RECORDED INFORMATION |
——————

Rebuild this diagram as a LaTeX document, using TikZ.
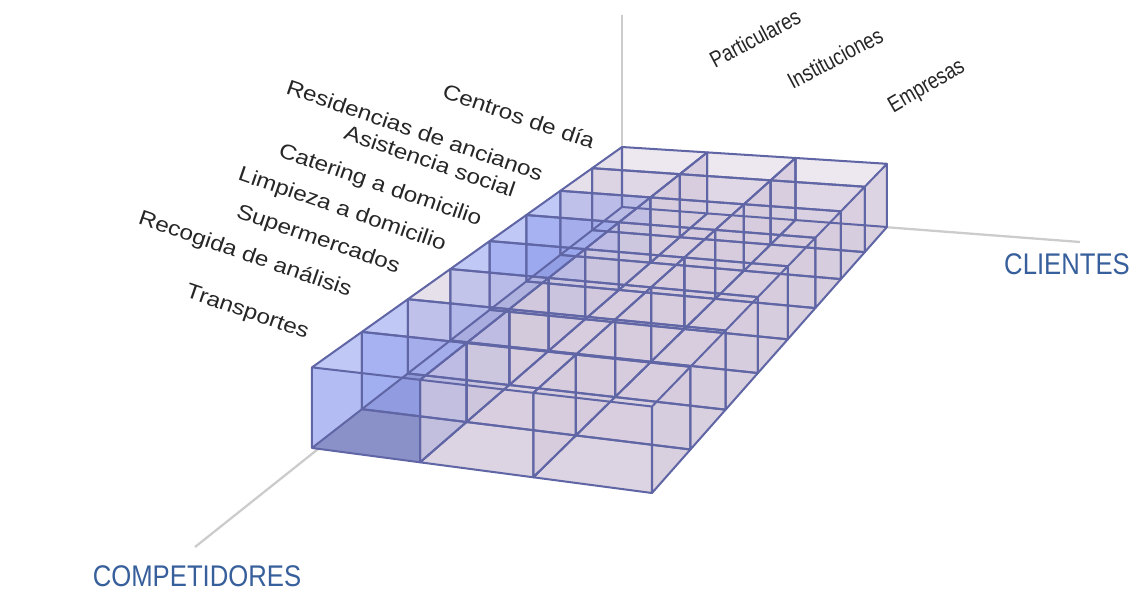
\documentclass[tikz,border=0pt]{standalone}
\usepackage{fontspec}
\setmainfont{Liberation Sans}
\usepackage{tikz}
\usetikzlibrary{math}
\usetikzlibrary{positioning}

\definecolor{edgeblue}{RGB}{96,102,165}
\definecolor{pinkwall}{RGB}{214,204,222}
\definecolor{pinkfloor}{RGB}{224,216,228}
\definecolor{bluewall}{RGB}{150,164,238}
\definecolor{bluefloor}{RGB}{132,138,184}
\definecolor{axisblue}{RGB}{55,95,155}

\tikzstyle{cellline} = [edgeblue, line width=1.15pt, line join=round]
\tikzstyle{axisline} = [gray!40, line width=1.3pt]
\tikzstyle{sector} = [rotate=-19, xscale=1.15, transform shape, font=\fontsize{12}{14}\selectfont, text=black!85, inner sep=1pt]
\tikzstyle{client} = [rotate=28, xscale=0.82, transform shape, font=\fontsize{13}{15}\selectfont, text=black!85, inner sep=1pt]
\tikzstyle{axislabel} = [xscale=0.86, transform shape, font=\fontsize{17}{20}\selectfont, text=axisblue, inner sep=0pt]

% one box of the grid: column, row, wall colour, floor colour
\newcommand{\gridcell}[4]{%
  \pgfmathtruncatemacro\ia{#1+1}%
  \pgfmathtruncatemacro\ja{#2+1}%
  \fill[#4] (b#1#2) -- (b\ia#2) -- (b\ia\ja) -- (b#1\ja) -- cycle;
  \fill[#3, fill opacity=0.6] (b#1#2) -- (b#1\ja) -- (t#1\ja) -- (t#1#2) -- cycle;
  \fill[#3, fill opacity=0.45] (b#1#2) -- (b\ia#2) -- (t\ia#2) -- (t#1#2) -- cycle;
  \fill[#3, fill opacity=0.7] (b\ia#2) -- (b\ia\ja) -- (t\ia\ja) -- (t\ia#2) -- cycle;
  \fill[#3, fill opacity=0.3] (b#1\ja) -- (b\ia\ja) -- (t\ia\ja) -- (t#1\ja) -- cycle;
}
\newcommand{\celledges}[2]{%
  \pgfmathtruncatemacro\ia{#1+1}%
  \pgfmathtruncatemacro\ja{#2+1}%
  \draw[cellline] (b#1#2) -- (b\ia#2) -- (b\ia\ja) -- (b#1\ja) -- cycle
    (t#1#2) -- (t\ia#2) -- (t\ia\ja) -- (t#1\ja) -- cycle
    (b#1#2) -- (t#1#2) (b\ia#2) -- (t\ia#2) (b\ia\ja) -- (t\ia\ja) (b#1\ja) -- (t#1\ja);
}

\begin{document}
\begin{tikzpicture}[x=0.02cm, y=-0.02cm,
  declare function={
    pw(\x,\y)=1-0.016912*\x-0.031956*\y;
    pu(\x,\y)=(622+73.332*\x-48.720*\y)/pw(\x,\y);
    pv(\x,\y,\z)=(207+2.828*\x+15.809*\y-60*\z)/pw(\x,\y);
  }]

  \useasboundingbox (0,0) rectangle (1136,592);

  % corners of the grid, bottom (b) and top (t)
  \foreach \i in {0,...,3}{
    \foreach \j in {0,...,8}{
      \coordinate (b\i\j) at ({pu(\i,\j)},{pv(\i,\j,0)});
      \coordinate (t\i\j) at ({pu(\i,\j)},{pv(\i,\j,1)});
    }
  }

  % axes
  \coordinate (zend) at (622,15);
  \coordinate (cend) at (1080,242);
  \coordinate (kend) at (195,547);
  \draw[axisline] (b00) -- (zend);
  \draw[axisline] (b00) -- (cend);
  \draw[axisline] (b00) -- (kend);

  % boxes, back to front
  \foreach \j/\kind in {0/pink,1/pink,2/blue,3/blue,4/blue,5/pink,6/blue,7/blue}{
    \gridcell{0}{\j}{\kind wall}{\kind floor}
    \gridcell{1}{\j}{pinkwall}{pinkfloor}
    \gridcell{2}{\j}{pinkwall}{pinkfloor}
  }
  \foreach \j in {0,...,7}{
    \foreach \i in {0,1,2}{
      \celledges{\i}{\j}
    }
  }

  % competitors
  \node[sector] (centros) at (519,116) {Centros de día};
  \node[sector] (residencias) at (415,130) {Residencias de ancianos};
  \node[sector] (asistencia) at (430,161) {Asistencia social};
  \node[sector] (catering) at (380,186) {Catering a domicilio};
  \node[sector] (limpieza) at (342,210) {Limpieza a domicilio};
  \node[sector] (super) at (318,240) {Supermercados};
  \node[sector] (recogida) at (245,255) {Recogida de análisis};
  \node[sector] (transportes) at (247,313) {Transportes};

  % clients
  \node[client] (particulares) at (755,38) {Particulares};
  \node[client] (instituciones) at (835,58) {Instituciones};
  \node[client, rotate=2] (empresas) at (927,87) {Empresas};

  \node[axislabel] (clientes) at (1067,264) {CLIENTES};
  \node[axislabel] (competidores) at (197,576) {COMPETIDORES};

\end{tikzpicture}
\end{document}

——————

TASK DESCRIPTION | Return to the listing above and set it down exactly, leaving out its pictures.

RESULT OF THIS EXERCISE |
Rebuild this diagram as a LaTeX document, using TikZ.
\documentclass[tikz,border=0pt]{standalone}
\usepackage{fontspec}
\setmainfont{Liberation Sans}
\usepackage{tikz}
\usetikzlibrary{math}
\usetikzlibrary{positioning}

\definecolor{edgeblue}{RGB}{96,102,165}
\definecolor{pinkwall}{RGB}{214,204,222}
\definecolor{pinkfloor}{RGB}{224,216,228}
\definecolor{bluewall}{RGB}{150,164,238}
\definecolor{bluefloor}{RGB}{132,138,184}
\definecolor{axisblue}{RGB}{55,95,155}

\tikzstyle{cellline} = [edgeblue, line width=1.15pt, line join=round]
\tikzstyle{axisline} = [gray!40, line width=1.3pt]
\tikzstyle{sector} = [rotate=-19, xscale=1.15, transform shape, font=\fontsize{12}{14}\selectfont, text=black!85, inner sep=1pt]
\tikzstyle{client} = [rotate=28, xscale=0.82, transform shape, font=\fontsize{13}{15}\selectfont, text=black!85, inner sep=1pt]
\tikzstyle{axislabel} = [xscale=0.86, transform shape, font=\fontsize{17}{20}\selectfont, text=axisblue, inner sep=0pt]

% one box of the grid: column, row, wall colour, floor colour
\newcommand{\gridcell}[4]{%
  \pgfmathtruncatemacro\ia{#1+1}%
  \pgfmathtruncatemacro\ja{#2+1}%
  \fill[#4] (b#1#2) -- (b\ia#2) -- (b\ia\ja) -- (b#1\ja) -- cycle;
  \fill[#3, fill opacity=0.6] (b#1#2) -- (b#1\ja) -- (t#1\ja) -- (t#1#2) -- cycle;
  \fill[#3, fill opacity=0.45] (b#1#2) -- (b\ia#2) -- (t\ia#2) -- (t#1#2) -- cycle;
  \fill[#3, fill opacity=0.7] (b\ia#2) -- (b\ia\ja) -- (t\ia\ja) -- (t\ia#2) -- cycle;
  \fill[#3, fill opacity=0.3] (b#1\ja) -- (b\ia\ja) -- (t\ia\ja) -- (t#1\ja) -- cycle;
}
\newcommand{\celledges}[2]{%
  \pgfmathtruncatemacro\ia{#1+1}%
  \pgfmathtruncatemacro\ja{#2+1}%
  \draw[cellline] (b#1#2) -- (b\ia#2) -- (b\ia\ja) -- (b#1\ja) -- cycle
    (t#1#2) -- (t\ia#2) -- (t\ia\ja) -- (t#1\ja) -- cycle
    (b#1#2) -- (t#1#2) (b\ia#2) -- (t\ia#2) (b\ia\ja) -- (t\ia\ja) (b#1\ja) -- (t#1\ja);
}

\begin{document}
\begin{tikzpicture}[x=0.02cm, y=-0.02cm,
  declare function={
    pw(\x,\y)=1-0.016912*\x-0.031956*\y;
    pu(\x,\y)=(622+73.332*\x-48.720*\y)/pw(\x,\y);
    pv(\x,\y,\z)=(207+2.828*\x+15.809*\y-60*\z)/pw(\x,\y);
  }]

  \useasboundingbox (0,0) rectangle (1136,592);

  % corners of the grid, bottom (b) and top (t)
  \foreach \i in {0,...,3}{
    \foreach \j in {0,...,8}{
      \coordinate (b\i\j) at ({pu(\i,\j)},{pv(\i,\j,0)});
      \coordinate (t\i\j) at ({pu(\i,\j)},{pv(\i,\j,1)});
    }
  }

  % axes
  \coordinate (zend) at (622,15);
  \coordinate (cend) at (1080,242);
  \coordinate (kend) at (195,547);
  \draw[axisline] (b00) -- (zend);
  \draw[axisline] (b00) -- (cend);
  \draw[axisline] (b00) -- (kend);

  % boxes, back to front
  \foreach \j/\kind in {0/pink,1/pink,2/blue,3/blue,4/blue,5/pink,6/blue,7/blue}{
    \gridcell{0}{\j}{\kind wall}{\kind floor}
    \gridcell{1}{\j}{pinkwall}{pinkfloor}
    \gridcell{2}{\j}{pinkwall}{pinkfloor}
  }
  \foreach \j in {0,...,7}{
    \foreach \i in {0,1,2}{
      \celledges{\i}{\j}
    }
  }

  % competitors
  \node[sector] (centros) at (519,116) {Centros de día};
  \node[sector] (residencias) at (415,130) {Residencias de ancianos};
  \node[sector] (asistencia) at (430,161) {Asistencia social};
  \node[sector] (catering) at (380,186) {Catering a domicilio};
  \node[sector] (limpieza) at (342,210) {Limpieza a domicilio};
  \node[sector] (super) at (318,240) {Supermercados};
  \node[sector] (recogida) at (245,255) {Recogida de análisis};
  \node[sector] (transportes) at (247,313) {Transportes};

  % clients
  \node[client] (particulares) at (755,38) {Particulares};
  \node[client] (instituciones) at (835,58) {Instituciones};
  \node[client, rotate=2] (empresas) at (927,87) {Empresas};

  \node[axislabel] (clientes) at (1067,264) {CLIENTES};
  \node[axislabel] (competidores) at (197,576) {COMPETIDORES};

\end{tikzpicture}
\end{document}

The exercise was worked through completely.